The application to Government-funded Charge Your Car (North Ltd) went in this week and the taxi firm will hear soon.

The move is the latest in Phoenix Taxis’ green agenda and follows around five years of building a fleet that predominantly runs on LPG (Liquid Petroleum Gas).

The company had put in an application with the council last year to run electric Nissan Leafs as taxis but the application was rejected as the cars were considered too small.

The company is moving to its new £150,000 base just outside Blyth next month, which is where the charging points would be installed as the next chapter in their green agenda.

Managing director Alex Hurst said: “My dad did this before me, because there was the cost of fuel and he saw a gap in the market in terms of environmentally friendly companies.

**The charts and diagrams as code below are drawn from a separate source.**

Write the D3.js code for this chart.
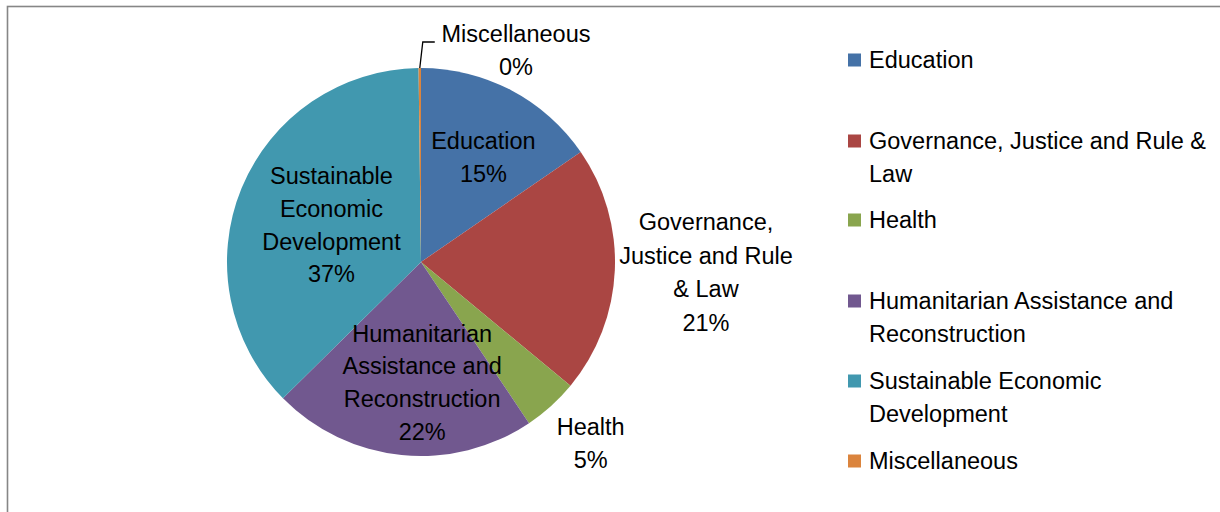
<!DOCTYPE html>
<html><head><meta charset="utf-8">
<script src="https://cdn.jsdelivr.net/npm/d3@7"></script>
<style>body{margin:0;background:#fff}svg{display:block}text{font-family:"Liberation Sans",Arial,sans-serif;fill:#000}</style>
</head><body>
<svg id="c" width="1220" height="512"></svg>
<script>
const categories = ["Education","Governance, Justice and Rule & Law","Health","Humanitarian Assistance and Reconstruction","Sustainable Economic Development","Miscellaneous"];
const values = [15.4, 20.6, 4.6, 22.0, 37.2, 0.2];
const colors = ["#4572A7","#AA4643","#89A54E","#71588F","#4198AF","#DB843D"];
const labelLines = [["Education"],["Governance,","Justice and Rule","& Law"],["Health"],["Humanitarian","Assistance and","Reconstruction"],["Sustainable","Economic","Development"],["Miscellaneous"]];
const legendLines = [["Education"],["Governance, Justice and Rule &","Law"],["Health"],["Humanitarian Assistance and","Reconstruction"],["Sustainable Economic","Development"],["Miscellaneous"]];

const svg = d3.select("#c");
svg.append("rect").attr("x",7.5).attr("y",6.5).attr("width",1400).attr("height",800)
  .attr("fill","none").attr("stroke","#868686").attr("stroke-width",1.6);

const cx = 421, cy = 262, r = 194;
const FS = 23.5, LH = 32.7;
const g = svg.append("g").attr("transform",`translate(${cx},${cy})`);
const pie = d3.pie().sort(null).value(d=>d)(values);
const arc = d3.arc().innerRadius(0).outerRadius(r);
g.selectAll("path").data(pie).enter().append("path")
  .attr("d",arc).attr("fill",(d,i)=>colors[i]);

// label layout: [angle offset (deg), radius factor, line height]
const layout = [[3,0.63,LH],[-0.5,1.47,33.7],[-1,1.28,LH],[-6.3,0.62,LH],[0.3,0.5,LH],[null,null,LH]];
const total = d3.sum(values);
pie.forEach((d,i)=>{
  const lines = labelLines[i].concat([Math.round(values[i]/total*100)+"%"]);
  let x, y;
  const mid = (d.startAngle+d.endAngle)/2;
  if (layout[i][0] === null) {
    const p0 = [Math.sin(mid)*r, -Math.cos(mid)*r];
    const p1 = [p0[0]+3, -r+(42-68)];
    const p2 = [p1[0]+12, p1[1]];
    g.append("path").attr("d",d3.line()([p0,p1,p2])).attr("fill","none").attr("stroke","#000").attr("stroke-width",1.3);
    x = 516-cx; y = 50-cy;
  } else {
    const a = mid + layout[i][0]*Math.PI/180;
    const rr = layout[i][1]*r;
    x = Math.sin(a)*rr; y = -Math.cos(a)*rr;
  }
  const lh = layout[i][2];
  const t = g.append("text").attr("text-anchor","middle").attr("font-size",FS);
  const n = lines.length;
  lines.forEach((l,k)=>{
    t.append("tspan").attr("x",x).attr("y",y+(k-(n-1)/2)*lh).attr("dy","0.36em").text(l);
  });
});

// legend
const legY = [60,141,220,301,381,461];
const lg = svg.append("g");
categories.forEach((c,i)=>{
  lg.append("rect").attr("x",848).attr("y",legY[i]-6.5).attr("width",13).attr("height",13).attr("fill",colors[i]);
  const t = lg.append("text").attr("font-size",FS);
  legendLines[i].forEach((l,k)=>{
    t.append("tspan").attr("x",869).attr("y",legY[i]+k*LH).attr("dy","0.36em").text(l);
  });
});
</script>
</body></html>
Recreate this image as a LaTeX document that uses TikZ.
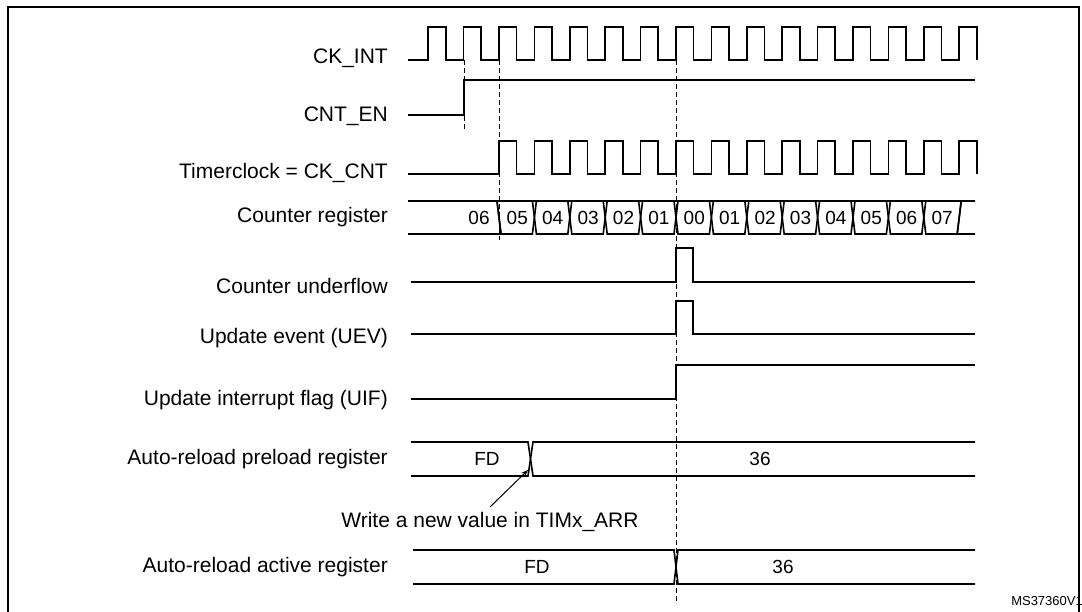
\documentclass[tikz,border=0pt]{standalone}
\usepackage{fontspec}
\setmainfont{Liberation Sans}
\usetikzlibrary{arrows.meta,positioning}
\begin{document}
\begin{tikzpicture}[x=1pt,y=-1pt,
    sig/.style={line width=1.6pt},
    lbl/.style={anchor=east,font=\fontsize{21}{23}\selectfont,inner sep=0pt},
    val/.style={font=\fontsize{19}{21}\selectfont,inner sep=0pt},
    guide/.style={line width=1pt,dash pattern=on 5pt off 3pt}]
    \useasboundingbox (0,0) rectangle (1082,612);
    %cadre
        \draw [line width=1.6pt] (8,640) -- (8,7) -- (1079,7) -- (1079,640);
    %noms des signaux
        \node [lbl] (ckint) at (388,58) {CK\_INT};
        \node [lbl] (cnten) at (388,116) {CNT\_EN};
        \node [lbl] (tclk) at (388,173) {Timerclock = CK\_CNT};
        \node [lbl] (creg) at (388,217) {Counter register};
        \node [lbl] (unf) at (388,286) {Counter underflow};
        \node [lbl] (uev) at (388,338) {Update event (UEV)};
        \node [lbl] (uif) at (388,400) {Update interrupt flag (UIF)};
        \node [lbl] (arp) at (388,459) {Auto-reload preload register};
        \node [lbl] (ara) at (388,567) {Auto-reload active register};
    %horloges
        \draw [sig] (408,60)
            \foreach \k in {0,...,15} { -- ({428.2+\k*35.4},60) -- ({428.2+\k*35.4},27) -- ({445.7+\k*35.4},27) -- ({445.7+\k*35.4},60) };
        \draw [sig] (408,174)
            \foreach \k in {2,...,15} { -- ({428.2+\k*35.4},174) -- ({428.2+\k*35.4},141) -- ({445.7+\k*35.4},141) -- ({445.7+\k*35.4},174) };
        \draw [sig] (408,115) -- (464,115) -- (464,80) -- (975,80);
    %repères
        \draw [guide] (464,60) -- (464,130);
        \draw [guide] (499,60) -- (499,240);
        \draw [guide] (676,60) -- (676,602);
    %registre du compteur
        \draw [sig] (408,201) -- (497,201) -- (501,234) -- (408,234);
        \node [val] at (479,218) {06};
        \foreach \v [count=\i from 2] in {05,04,03,02,01,00,01,02,03,04,05,06,07} {
            \draw [sig] ({426.2+\i*35.4},201) -- ({430.2+\i*35.4},234)
                -- ({461.6+\i*35.4},234) -- ({465.6+\i*35.4},201) -- cycle;
            \node [val] at ({446.5+\i*35.4},218) {\v};
        }
        \draw [sig] (975,201) -- (961.2,201) -- (957.2,234) -- (975,234);
    %impulsions
        \draw [sig] (411,282) -- (676,282) -- (676,248) -- (693,248) -- (693,282) -- (975,282);
        \draw [sig] (411,334) -- (676,334) -- (676,301) -- (693,301) -- (693,334) -- (975,334);
        \draw [sig] (411,399) -- (676,399) -- (676,365) -- (975,365);
    %registres auto-reload
        \draw [sig] (411,442) -- (528,442) -- (533,476) -- (975,476);
        \draw [sig] (411,476) -- (528,476) -- (533,442) -- (975,442);
        \node [val] at (487,459) {FD};
        \node [val] at (760,459) {36};
        \coordinate (wr) at (528,470);
        \node [lbl,anchor=center] (wtxt) at (490,522) {Write a new value in TIMx\_ARR};
        \draw [line width=1pt,-{Stealth[length=7pt]}] (490,507) -- (wr);
        \draw [sig] (413,550) -- (674,550) -- (678,584) -- (975,584);
        \draw [sig] (413,584) -- (674,584) -- (678,550) -- (975,550);
        \node [val] at (537,567) {FD};
        \node [val] at (783,567) {36};
        \node [anchor=east,inner sep=0pt,font=\fontsize{13}{15}\selectfont] (ref) at (1083,601) {MS37360V1};
\end{tikzpicture}
\end{document}
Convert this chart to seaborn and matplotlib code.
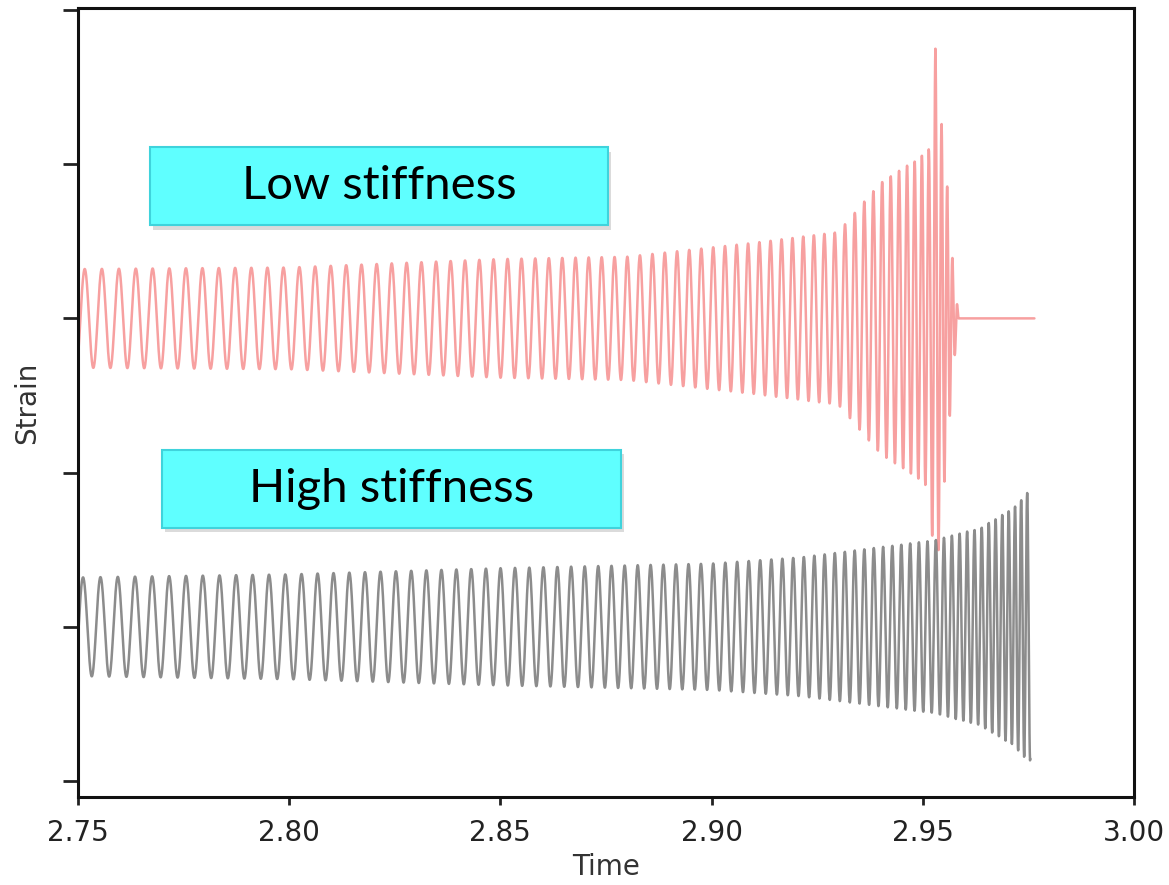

“A lot of our customers have got environmental concerns, and we’ve got business because we can offer them a service which lowers our carbon footprint and theirs as well. We’re pretty confident of getting the charging points funded. Unlike Newcastle, I don’t know of many in Northumberland, which is a shame.

“We’re very excited, because the Nissan Leaf was a very nice car but the council wouldn’t do it.”

The firm will wait to see if the council will licence the Prius, and if so, will look to put in an order for vehicles.

A spokeswoman for Charge Your Car (North Ltd) said it had received the application for charging points and, if they agreed to fund them, would then commission contractors to assess the location. One of the requirements of funding is that points are available for use by staff and visitors or by the general public.

A Northumberland County Council spokeswoman confirmed it had knocked back an application last year because the Nissan Leaf was too small.